October 26, 2010The action in the data warehouse/analytic database space has been hot and heavy over the past couple weeks, with new funding, acquisitions and partnerships announced seemingly every day. I don’t think it will slow down any time soon. In fact, as I detail in my weekly column at GigaOM Pro, I predict a few more big acquisitions coming down the pike.
In the past week alone: IBM bought Netezza; Cloudera partnered first with Teradata, then with EMC Greenplum; NetApp and ParAccel announced a partnership; Aster Data Systems announced another $30 million in funding; and Oracle rolled out its latest and greatest Exadata system. Add to this EMC’s purchase of Greenplum in July and SAP’s purchase of Sybase in May, and you see a market in perpetual motion.
From my perspective, remaining acquisition targets are Aster Data, ParAccel, Teradata and Vertica, but they might have precious little say in who comes courting. It’s a little easier to predict who might be doing the shopping: Dell and HP are the obvious candidates, as they need data stories to tell, lest they risk letting IBM and Oracle run away with the market for vertically integrated systems. Less likely buyers might be Oracle, which is always looking to expand its database empire; Microsoft, which remains a database leader despite being focused elsewhere right now; and Cisco, which could use some key software enterprise software assets to stave off competition for its newly launched server business.

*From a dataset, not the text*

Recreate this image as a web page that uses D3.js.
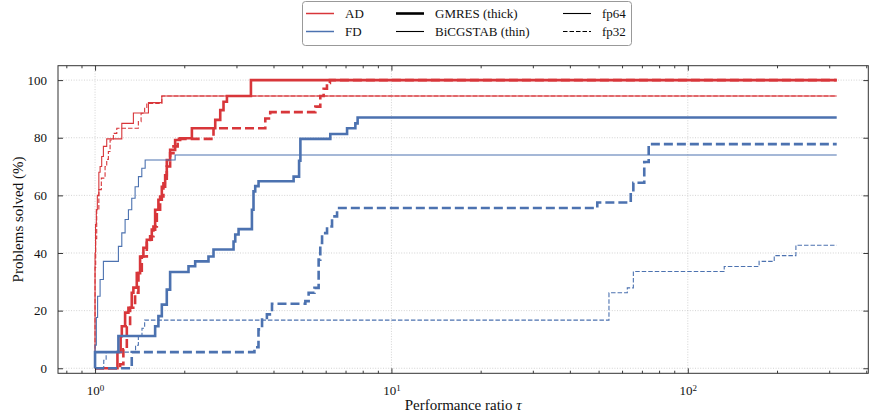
<!DOCTYPE html>
<html><head><meta charset="utf-8">
<script src="https://cdn.jsdelivr.net/npm/d3@7"></script>
<style>
body{margin:0;background:#fff}
svg{display:block}
text{font-family:"Liberation Serif","Times New Roman",serif;fill:#111}
</style>
</head><body>
<svg id="chart" width="870" height="418"></svg>
<script>
// ---- data: [tau, % problems solved], step-after ----
const adGmresFp64 = [[1,0],[1.19,5.6],[1.22,11.1],[1.231,14.6],[1.263,19.3],[1.296,21],[1.33,26.2],[1.347,28],[1.383,33],[1.419,38.8],[1.456,41.8],[1.495,44.6],[1.554,48.1],[1.595,55],[1.636,58.5],[1.68,63],[1.724,67],[1.746,72.3],[1.792,75.8],[1.863,79.2],[1.937,79.8],[2.122,83.3],[2.544,86.2],[2.645,89.6],[2.713,92.5],[2.786,94.5],[3.357,100],[318,100]];
const adGmresFp32 = [[1,0],[1.215,1.4],[1.246,6.6],[1.28,14.6],[1.313,21],[1.365,26.2],[1.401,33],[1.438,38.8],[1.495,43.5],[1.534,45.8],[1.574,49.2],[1.616,55],[1.658,59.6],[1.701,64.2],[1.746,70],[1.792,74.6],[1.839,77],[1.9,79.6],[2.51,83.3],[3.753,86.7],[3.9,88.9],[5.537,90.8],[5.754,94.5],[5.906,97],[6.06,99],[6.2,100],[318,100]];
const adBicgFp64 = [[1,0],[1,40],[1.004,50],[1.01,55],[1.018,60],[1.03,68],[1.04,70],[1.053,73.5],[1.067,77],[1.095,79.6],[1.231,85],[1.347,88.6],[1.514,92.2],[1.68,94.5],[318,94.5]];
const adBicgFp32 = [[1,0],[1,35],[1.005,45],[1.013,55],[1.03,62],[1.05,66],[1.081,70],[1.095,72.5],[1.109,75.2],[1.124,79.2],[1.153,81.5],[1.184,83.3],[1.40,85.6],[1.43,88.5],[1.47,90.5],[1.495,91.9],[1.68,94.5],[318,94.5]];
const fdGmresFp64 = [[1,0],[1,5.6],[1.199,11.2],[1.595,14.6],[1.636,18.1],[1.68,22.1],[1.746,27.3],[1.792,33.4],[2.067,35.4],[2.177,37.1],[2.414,38.8],[2.51,41.2],[2.933,44],[2.972,46.4],[3.05,48.3],[3.383,55],[3.425,61.4],[3.471,63.2],[3.562,64.9],[4.677,66.5],[4.88,72],[4.93,79.6],[6.22,81.3],[7.085,83.3],[7.556,85],[7.69,87],[318,87]];
const fdGmresFp32 = [[1,0],[1.33,5.6],[3.45,7.3],[3.56,13.5],[3.66,17.5],[3.80,18.7],[3.954,22.4],[5.124,23.3],[5.256,26.2],[5.5,27.9],[5.681,37.7],[5.754,43.5],[5.834,46.9],[6.064,49.2],[6.304,52.7],[6.555,55.6],[49.5,57.5],[64.2,60.9],[65.5,64.4],[71.3,71.6],[73.8,77.8],[318,77.8]];
const fdBicgFp64 = [[1,0],[1,8],[1.01,17.6],[1.02,25],[1.04,30.8],[1.067,37.1],[1.199,42.3],[1.231,47],[1.263,51.6],[1.296,55],[1.33,59],[1.365,63],[1.401,66.5],[1.438,69.4],[1.476,72.3],[1.863,74],[318,74]];
const fdBicgFp32 = [[1,0],[1.07,2.8],[1.09,5.6],[1.37,8],[1.40,11.1],[1.44,13.9],[1.47,16.7],[54.2,26.2],[62.5,27.9],[65.5,33.6],[132.7,35.3],[174,37.1],[195.7,39.1],[231.6,42.7],[318,42.7]];

const xMajorTicks = [1, 10, 100];
const xMinorTicks = [0.8, 0.9, 2, 3, 4, 5, 6, 7, 8, 9, 20, 30, 40, 50, 60, 70, 80, 90, 200, 300, 400];
const yTicks = [0, 20, 40, 60, 80, 100];
const methodLabels = ["AD", "FD"];
const solverLabels = ["GMRES (thick)", "BiCGSTAB (thin)"];
const precisionLabels = ["fp64", "fp32"];

const RED = "#d8363a", BLUE = "#4c72b0";
const series = [
  {data: adGmresFp64, color: RED, w: 2.6, dash: null},
  {data: adGmresFp32, color: RED, w: 2.6, dash: "9,4"},
  {data: adBicgFp64, color: RED, w: 1.1, dash: null},
  {data: adBicgFp32, color: RED, w: 1.1, dash: "4.5,2"},
  {data: fdGmresFp64, color: BLUE, w: 2.6, dash: null},
  {data: fdGmresFp32, color: BLUE, w: 2.6, dash: "9,4"},
  {data: fdBicgFp64, color: BLUE, w: 1.1, dash: null},
  {data: fdBicgFp32, color: BLUE, w: 1.1, dash: "4.5,2"}
];

const L = 58, R = 868.3, T = 65.7, B = 373.3;
const svg = d3.select("#chart");
const x = d3.scaleLog().domain([Math.pow(10, -0.125), Math.pow(10, 2.609)]).range([L, R]);
const y = d3.scaleLinear().domain([-1.75, 105]).range([B, T]);

// grid
const grid = svg.append("g").attr("stroke", "#c8c8c8").attr("stroke-width", 0.8).attr("stroke-dasharray", "1,1.6");
grid.selectAll(".gx").data(xMajorTicks).join("line")
  .attr("x1", d => x(d)).attr("x2", d => x(d)).attr("y1", T).attr("y2", B);
grid.selectAll(".gy").data(yTicks).join("line")
  .attr("x1", L).attr("x2", R).attr("y1", d => y(d)).attr("y2", d => y(d));

// lines
const line = d3.line().x(d => x(d[0])).y(d => y(d[1])).curve(d3.curveStepAfter);
const plot = svg.append("g");
series.forEach(s => {
  plot.append("path").attr("d", line(s.data)).attr("fill", "none")
    .attr("stroke", s.color).attr("stroke-width", s.w)
    .attr("stroke-dasharray", s.dash).attr("stroke-linejoin", "miter");
});

// axes (inward ticks on all sides)
const axCol = "#222";
function style(g) { g.select(".domain").remove(); g.selectAll("line").attr("stroke", axCol).attr("stroke-width", 0.9); }
svg.append("g").attr("transform", `translate(0,${B})`)
  .call(d3.axisBottom(x).tickValues(xMajorTicks).tickSize(-5).tickPadding(10).tickFormat(() => ""))
  .call(style)
  .call(g => g.selectAll(".tick text").each(function(d) {
    const t = d3.select(this).attr("font-size", 13).attr("dy", "0.9em");
    t.append("tspan").text("10");
    t.append("tspan").attr("dy", "-0.45em").attr("font-size", 9).text(Math.round(Math.log10(d)));
  }));
svg.append("g").attr("transform", `translate(0,${B})`)
  .call(d3.axisBottom(x).tickValues(xMinorTicks).tickSize(-2.6).tickFormat(() => "")).call(style);
svg.append("g").attr("transform", `translate(0,${T})`)
  .call(d3.axisTop(x).tickValues(xMajorTicks).tickSize(-5).tickFormat(() => "")).call(style);
svg.append("g").attr("transform", `translate(0,${T})`)
  .call(d3.axisTop(x).tickValues(xMinorTicks).tickSize(-2.6).tickFormat(() => "")).call(style);
svg.append("g").attr("transform", `translate(${L},0)`)
  .call(d3.axisLeft(y).tickValues(yTicks).tickSize(-5).tickPadding(11))
  .call(style)
  .call(g => g.selectAll(".tick text").attr("font-size", 13).attr("fill", "#111"));
svg.append("g").attr("transform", `translate(${R},0)`)
  .call(d3.axisRight(y).tickValues(yTicks).tickSize(-5).tickFormat(() => "")).call(style);

// frame
svg.append("rect").attr("x", L).attr("y", T).attr("width", R - L).attr("height", B - T)
  .attr("fill", "none").attr("stroke", "#333").attr("stroke-width", 1);

// axis labels
svg.append("text").attr("x", (L + R) / 2).attr("y", 410).attr("text-anchor", "middle").attr("font-size", 15)
  .call(t => { t.append("tspan").text("Performance ratio "); t.append("tspan").attr("font-style", "italic").text("τ"); });
svg.append("text").attr("transform", `translate(23,${(T + B) / 2}) rotate(-90)`).attr("text-anchor", "middle")
  .attr("font-size", 15).text("Problems solved (%)");

// legend
const lg = svg.append("g");
lg.append("rect").attr("x", 302.5).attr("y", 1.5).attr("width", 329).attr("height", 44).attr("rx", 3)
  .attr("fill", "#fff").attr("stroke", "#999").attr("stroke-width", 1);
const rows = [13.5, 31.5];
const legendItems = [
  {x: 306, label: methodLabels[0], color: RED, w: 1.5, dash: null, row: 0},
  {x: 306, label: methodLabels[1], color: BLUE, w: 1.5, dash: null, row: 1},
  {x: 396, label: solverLabels[0], color: "#000", w: 2.6, dash: null, row: 0},
  {x: 396, label: solverLabels[1], color: "#000", w: 1.1, dash: null, row: 1},
  {x: 563, label: precisionLabels[0], color: "#000", w: 1.1, dash: null, row: 0},
  {x: 563, label: precisionLabels[1], color: "#000", w: 1.1, dash: "4.5,2", row: 1}
];
legendItems.forEach(it => {
  const yy = rows[it.row];
  lg.append("line").attr("x1", it.x).attr("x2", it.x + 28).attr("y1", yy).attr("y2", yy)
    .attr("stroke", it.color).attr("stroke-width", it.w).attr("stroke-dasharray", it.dash);
  lg.append("text").attr("x", it.x + 39).attr("y", yy + 4.5).attr("font-size", 13).text(it.label);
});
</script>
</body></html>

Of course, data warehousing is just a fraction of the burgeoning Big Data market, albeit the most-proven segment in terms of customer adoption and knowledge. Hadoop is gaining popularity for storing and analyzing unstructured data — and is increasingly integrated with existing data warehousing and BI tools — so commercial Hadoop startups could get hot. I think partner-friendly Cloudera will be the first to get bought, but Datameer could be a target because of its spreadsheet-based, Hadoop-powered analytics solution.
The bottom line is that data of all types is piling up; customers want to not only manage it, but to derive as much insight as possible from it. Vendors like IBM and Oracle have known this for years; now the rest of the IT space is catching on. If you’re into watching markets evolve and making predictions as to who’ll end up where, this is a great space to follow.